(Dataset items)

+===+

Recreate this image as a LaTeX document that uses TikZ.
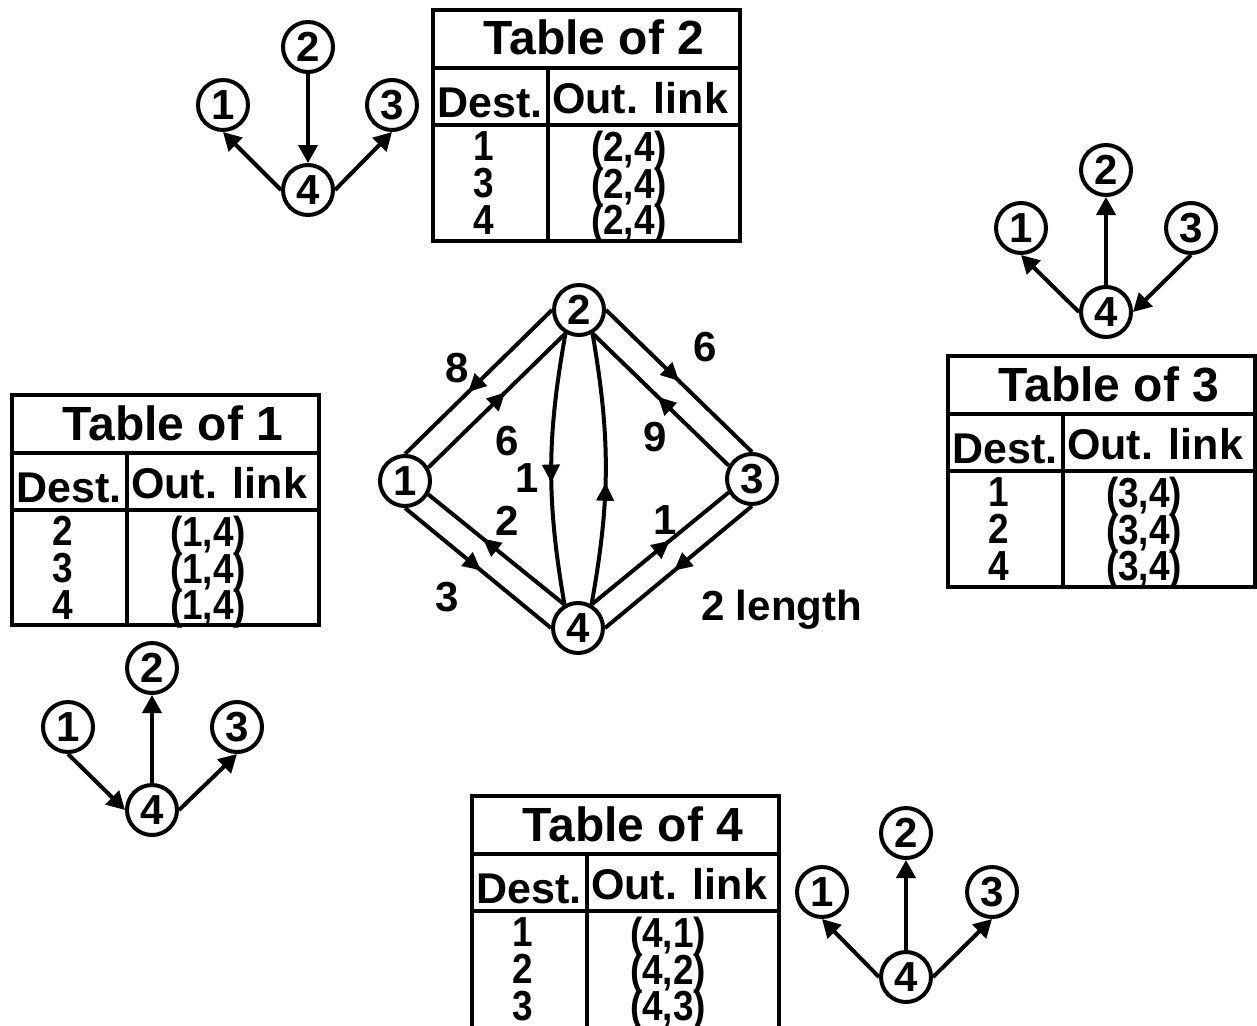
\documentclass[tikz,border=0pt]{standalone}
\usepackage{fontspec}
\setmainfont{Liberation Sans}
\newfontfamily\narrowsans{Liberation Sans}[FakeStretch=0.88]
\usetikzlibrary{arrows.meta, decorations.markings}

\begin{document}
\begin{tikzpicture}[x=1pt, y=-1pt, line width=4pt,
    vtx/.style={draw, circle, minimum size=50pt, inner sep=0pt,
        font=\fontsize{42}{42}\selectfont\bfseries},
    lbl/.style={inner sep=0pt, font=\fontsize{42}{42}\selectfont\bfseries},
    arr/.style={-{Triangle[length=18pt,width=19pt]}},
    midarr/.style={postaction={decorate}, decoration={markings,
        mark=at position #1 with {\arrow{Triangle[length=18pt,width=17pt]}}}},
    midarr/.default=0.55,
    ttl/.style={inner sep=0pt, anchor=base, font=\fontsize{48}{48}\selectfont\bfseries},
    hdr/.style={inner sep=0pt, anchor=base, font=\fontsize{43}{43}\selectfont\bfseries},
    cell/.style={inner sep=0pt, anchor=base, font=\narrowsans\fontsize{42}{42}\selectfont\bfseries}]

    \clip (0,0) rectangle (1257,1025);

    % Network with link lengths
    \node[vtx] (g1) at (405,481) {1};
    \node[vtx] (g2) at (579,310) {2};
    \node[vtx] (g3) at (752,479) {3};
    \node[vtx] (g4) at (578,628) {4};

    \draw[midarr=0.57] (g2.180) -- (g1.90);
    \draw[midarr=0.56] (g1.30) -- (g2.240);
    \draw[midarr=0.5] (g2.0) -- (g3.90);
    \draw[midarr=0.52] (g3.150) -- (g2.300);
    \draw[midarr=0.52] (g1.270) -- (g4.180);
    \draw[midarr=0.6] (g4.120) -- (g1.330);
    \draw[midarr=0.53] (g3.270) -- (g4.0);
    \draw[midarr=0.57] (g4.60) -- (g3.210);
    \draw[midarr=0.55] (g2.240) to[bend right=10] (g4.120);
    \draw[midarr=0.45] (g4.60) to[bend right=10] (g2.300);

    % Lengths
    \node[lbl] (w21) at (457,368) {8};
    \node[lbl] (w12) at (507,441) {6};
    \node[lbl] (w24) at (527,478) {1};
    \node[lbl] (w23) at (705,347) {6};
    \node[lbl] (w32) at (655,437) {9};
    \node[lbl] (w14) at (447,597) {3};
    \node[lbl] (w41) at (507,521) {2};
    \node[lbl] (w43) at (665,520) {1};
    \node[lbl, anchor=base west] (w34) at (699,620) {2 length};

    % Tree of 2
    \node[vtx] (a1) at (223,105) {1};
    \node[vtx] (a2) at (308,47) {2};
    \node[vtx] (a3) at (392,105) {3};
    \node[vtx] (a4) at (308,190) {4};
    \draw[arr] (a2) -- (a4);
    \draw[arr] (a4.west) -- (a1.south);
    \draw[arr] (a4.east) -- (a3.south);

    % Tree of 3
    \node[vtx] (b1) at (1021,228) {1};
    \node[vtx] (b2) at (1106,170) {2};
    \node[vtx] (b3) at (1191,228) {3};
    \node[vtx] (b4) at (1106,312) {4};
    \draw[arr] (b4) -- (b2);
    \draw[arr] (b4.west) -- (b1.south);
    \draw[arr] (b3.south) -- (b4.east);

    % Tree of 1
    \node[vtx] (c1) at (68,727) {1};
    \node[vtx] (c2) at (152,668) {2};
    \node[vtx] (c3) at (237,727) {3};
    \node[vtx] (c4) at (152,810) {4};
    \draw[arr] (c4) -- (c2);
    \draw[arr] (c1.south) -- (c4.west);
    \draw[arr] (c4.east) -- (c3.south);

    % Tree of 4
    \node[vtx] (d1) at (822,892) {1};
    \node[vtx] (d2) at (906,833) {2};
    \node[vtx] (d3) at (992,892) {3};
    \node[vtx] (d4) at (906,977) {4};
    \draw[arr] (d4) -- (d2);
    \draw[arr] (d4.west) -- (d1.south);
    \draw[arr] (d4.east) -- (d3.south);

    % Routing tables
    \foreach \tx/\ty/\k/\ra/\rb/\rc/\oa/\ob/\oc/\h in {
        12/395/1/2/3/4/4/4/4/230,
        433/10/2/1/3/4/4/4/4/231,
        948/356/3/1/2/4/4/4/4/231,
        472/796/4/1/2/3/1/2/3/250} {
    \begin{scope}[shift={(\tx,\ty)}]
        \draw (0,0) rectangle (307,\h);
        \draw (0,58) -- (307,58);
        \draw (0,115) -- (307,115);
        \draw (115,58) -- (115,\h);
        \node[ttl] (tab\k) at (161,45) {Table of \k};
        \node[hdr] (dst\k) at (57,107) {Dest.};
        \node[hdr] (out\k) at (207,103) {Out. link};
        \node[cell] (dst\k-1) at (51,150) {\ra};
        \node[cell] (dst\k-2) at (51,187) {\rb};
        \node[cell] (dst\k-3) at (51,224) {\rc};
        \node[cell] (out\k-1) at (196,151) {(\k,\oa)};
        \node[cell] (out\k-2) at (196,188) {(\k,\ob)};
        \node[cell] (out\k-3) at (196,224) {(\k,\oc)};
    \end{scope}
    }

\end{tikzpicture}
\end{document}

+===+

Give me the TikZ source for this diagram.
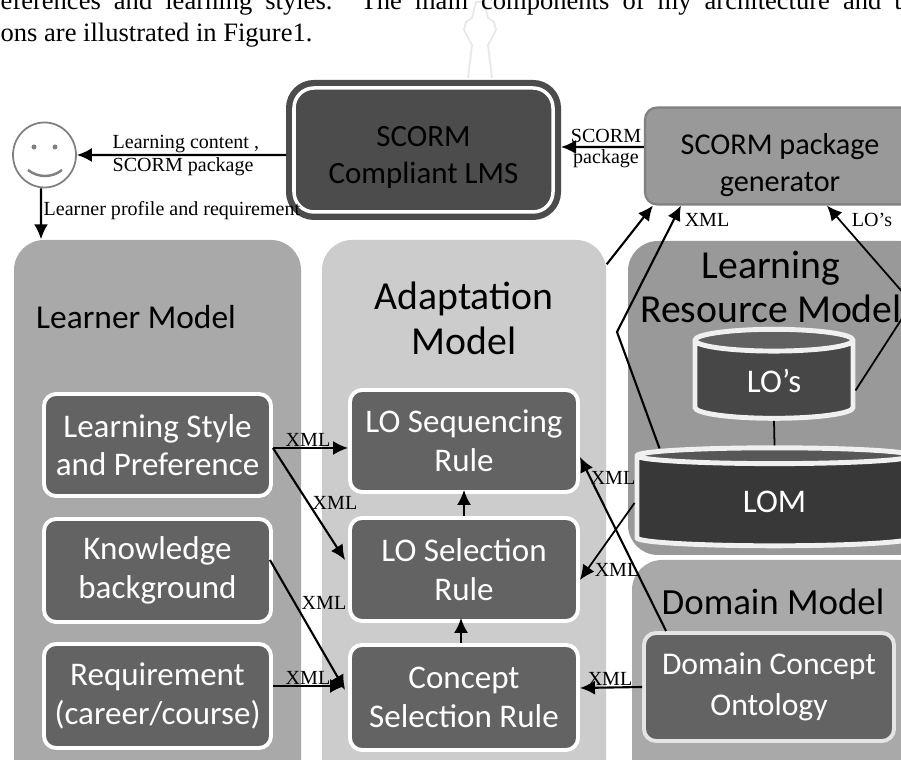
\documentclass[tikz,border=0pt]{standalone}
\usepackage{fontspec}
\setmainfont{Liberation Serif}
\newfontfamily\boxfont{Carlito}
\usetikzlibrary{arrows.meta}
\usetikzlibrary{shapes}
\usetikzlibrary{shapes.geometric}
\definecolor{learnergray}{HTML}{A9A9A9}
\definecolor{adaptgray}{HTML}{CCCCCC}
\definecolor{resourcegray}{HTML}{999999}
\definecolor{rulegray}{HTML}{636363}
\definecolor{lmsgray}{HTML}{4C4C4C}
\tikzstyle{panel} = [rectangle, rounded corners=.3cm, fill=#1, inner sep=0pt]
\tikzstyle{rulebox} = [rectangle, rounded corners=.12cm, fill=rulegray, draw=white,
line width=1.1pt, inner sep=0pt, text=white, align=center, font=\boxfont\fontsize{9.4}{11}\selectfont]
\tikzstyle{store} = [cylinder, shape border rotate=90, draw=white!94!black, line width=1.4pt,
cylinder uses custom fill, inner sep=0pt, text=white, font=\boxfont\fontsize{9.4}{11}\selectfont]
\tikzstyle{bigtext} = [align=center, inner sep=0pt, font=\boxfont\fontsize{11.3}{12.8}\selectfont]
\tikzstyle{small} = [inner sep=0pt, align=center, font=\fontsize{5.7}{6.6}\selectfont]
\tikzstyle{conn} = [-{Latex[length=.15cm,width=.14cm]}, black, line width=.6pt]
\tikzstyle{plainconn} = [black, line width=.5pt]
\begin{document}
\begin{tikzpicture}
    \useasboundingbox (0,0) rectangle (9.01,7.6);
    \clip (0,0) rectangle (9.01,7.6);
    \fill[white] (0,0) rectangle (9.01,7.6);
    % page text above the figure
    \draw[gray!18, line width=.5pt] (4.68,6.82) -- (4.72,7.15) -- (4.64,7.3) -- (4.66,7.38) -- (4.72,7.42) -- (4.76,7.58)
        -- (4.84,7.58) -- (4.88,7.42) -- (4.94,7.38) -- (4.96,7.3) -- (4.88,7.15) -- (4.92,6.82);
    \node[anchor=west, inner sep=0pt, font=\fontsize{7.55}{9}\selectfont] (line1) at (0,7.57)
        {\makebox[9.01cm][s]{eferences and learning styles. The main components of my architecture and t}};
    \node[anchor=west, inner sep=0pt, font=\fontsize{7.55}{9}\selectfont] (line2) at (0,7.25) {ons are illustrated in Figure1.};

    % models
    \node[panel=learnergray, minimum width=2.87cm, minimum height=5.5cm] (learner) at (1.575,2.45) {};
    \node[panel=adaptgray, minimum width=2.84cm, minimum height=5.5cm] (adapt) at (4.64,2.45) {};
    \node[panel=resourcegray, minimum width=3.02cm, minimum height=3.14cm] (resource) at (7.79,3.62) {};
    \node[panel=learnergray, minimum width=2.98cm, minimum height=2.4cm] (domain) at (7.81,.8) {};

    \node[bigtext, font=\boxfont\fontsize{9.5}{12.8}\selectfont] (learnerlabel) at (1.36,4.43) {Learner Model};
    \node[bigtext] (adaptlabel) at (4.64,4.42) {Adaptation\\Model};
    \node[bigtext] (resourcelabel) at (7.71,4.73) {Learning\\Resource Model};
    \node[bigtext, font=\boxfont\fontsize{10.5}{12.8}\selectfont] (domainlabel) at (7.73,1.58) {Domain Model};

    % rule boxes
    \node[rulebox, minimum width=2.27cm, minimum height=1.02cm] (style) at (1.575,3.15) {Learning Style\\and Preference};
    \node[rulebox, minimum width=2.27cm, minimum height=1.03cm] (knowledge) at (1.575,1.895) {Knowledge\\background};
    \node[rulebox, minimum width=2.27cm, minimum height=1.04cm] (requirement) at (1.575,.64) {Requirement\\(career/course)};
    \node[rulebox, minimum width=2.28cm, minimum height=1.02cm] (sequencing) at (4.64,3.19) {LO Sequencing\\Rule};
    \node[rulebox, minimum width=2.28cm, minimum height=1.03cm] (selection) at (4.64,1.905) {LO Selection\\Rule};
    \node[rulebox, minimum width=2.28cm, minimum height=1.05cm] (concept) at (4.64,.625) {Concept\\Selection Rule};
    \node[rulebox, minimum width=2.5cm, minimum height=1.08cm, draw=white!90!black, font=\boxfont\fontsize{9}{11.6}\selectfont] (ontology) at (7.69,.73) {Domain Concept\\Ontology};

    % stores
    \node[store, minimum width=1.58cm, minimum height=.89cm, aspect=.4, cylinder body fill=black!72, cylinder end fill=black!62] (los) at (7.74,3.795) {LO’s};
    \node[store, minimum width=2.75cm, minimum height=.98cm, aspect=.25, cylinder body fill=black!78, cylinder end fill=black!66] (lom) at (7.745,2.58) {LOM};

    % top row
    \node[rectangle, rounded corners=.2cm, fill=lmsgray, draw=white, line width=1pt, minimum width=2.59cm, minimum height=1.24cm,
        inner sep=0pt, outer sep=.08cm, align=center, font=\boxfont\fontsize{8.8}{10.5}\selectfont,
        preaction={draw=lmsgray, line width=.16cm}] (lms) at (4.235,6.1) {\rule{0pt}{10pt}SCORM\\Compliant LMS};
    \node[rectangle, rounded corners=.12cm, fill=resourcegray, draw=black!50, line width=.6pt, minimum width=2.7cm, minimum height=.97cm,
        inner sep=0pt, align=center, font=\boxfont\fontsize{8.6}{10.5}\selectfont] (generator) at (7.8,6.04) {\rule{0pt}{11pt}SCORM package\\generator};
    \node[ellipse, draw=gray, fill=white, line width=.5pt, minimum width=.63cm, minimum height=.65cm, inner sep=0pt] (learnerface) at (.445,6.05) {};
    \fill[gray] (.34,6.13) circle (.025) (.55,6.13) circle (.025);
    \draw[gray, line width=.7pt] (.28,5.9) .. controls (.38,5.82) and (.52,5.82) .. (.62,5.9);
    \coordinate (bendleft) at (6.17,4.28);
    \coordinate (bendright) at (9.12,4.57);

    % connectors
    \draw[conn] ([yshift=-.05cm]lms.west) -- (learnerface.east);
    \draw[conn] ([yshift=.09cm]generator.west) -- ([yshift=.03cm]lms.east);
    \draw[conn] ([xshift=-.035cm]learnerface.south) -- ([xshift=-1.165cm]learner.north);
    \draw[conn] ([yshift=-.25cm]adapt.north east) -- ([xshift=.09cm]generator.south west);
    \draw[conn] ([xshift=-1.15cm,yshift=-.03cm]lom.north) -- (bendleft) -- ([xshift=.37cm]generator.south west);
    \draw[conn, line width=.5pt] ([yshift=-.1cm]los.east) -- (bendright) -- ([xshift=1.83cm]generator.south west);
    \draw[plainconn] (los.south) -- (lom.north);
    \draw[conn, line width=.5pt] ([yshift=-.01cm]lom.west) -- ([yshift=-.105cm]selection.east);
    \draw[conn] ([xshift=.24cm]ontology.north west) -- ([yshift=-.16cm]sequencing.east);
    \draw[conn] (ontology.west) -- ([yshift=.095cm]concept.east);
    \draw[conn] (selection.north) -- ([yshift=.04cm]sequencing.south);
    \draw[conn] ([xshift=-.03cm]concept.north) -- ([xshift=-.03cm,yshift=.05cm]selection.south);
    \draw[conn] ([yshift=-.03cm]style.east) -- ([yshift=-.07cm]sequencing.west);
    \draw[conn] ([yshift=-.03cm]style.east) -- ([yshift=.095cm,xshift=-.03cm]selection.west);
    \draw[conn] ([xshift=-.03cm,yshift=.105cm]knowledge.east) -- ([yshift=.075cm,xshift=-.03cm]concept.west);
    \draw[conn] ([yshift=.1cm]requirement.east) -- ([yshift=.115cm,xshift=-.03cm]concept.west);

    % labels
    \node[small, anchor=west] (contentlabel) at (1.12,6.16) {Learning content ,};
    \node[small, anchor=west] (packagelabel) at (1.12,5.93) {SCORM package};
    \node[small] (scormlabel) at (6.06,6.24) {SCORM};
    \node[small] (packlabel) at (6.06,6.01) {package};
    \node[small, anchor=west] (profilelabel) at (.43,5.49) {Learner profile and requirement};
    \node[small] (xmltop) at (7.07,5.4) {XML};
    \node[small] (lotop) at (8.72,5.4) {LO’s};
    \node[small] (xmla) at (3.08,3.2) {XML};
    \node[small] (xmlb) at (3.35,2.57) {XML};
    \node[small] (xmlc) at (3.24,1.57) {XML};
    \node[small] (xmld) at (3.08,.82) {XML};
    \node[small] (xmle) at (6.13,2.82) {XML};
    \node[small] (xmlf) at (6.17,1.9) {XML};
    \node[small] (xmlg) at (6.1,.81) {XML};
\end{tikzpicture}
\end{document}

+===+

#### To do:
Show the lines from the data above that contain the string "this".

#### Written answer:
Recreate this image as a LaTeX document that uses TikZ.
Give me the TikZ source for this diagram.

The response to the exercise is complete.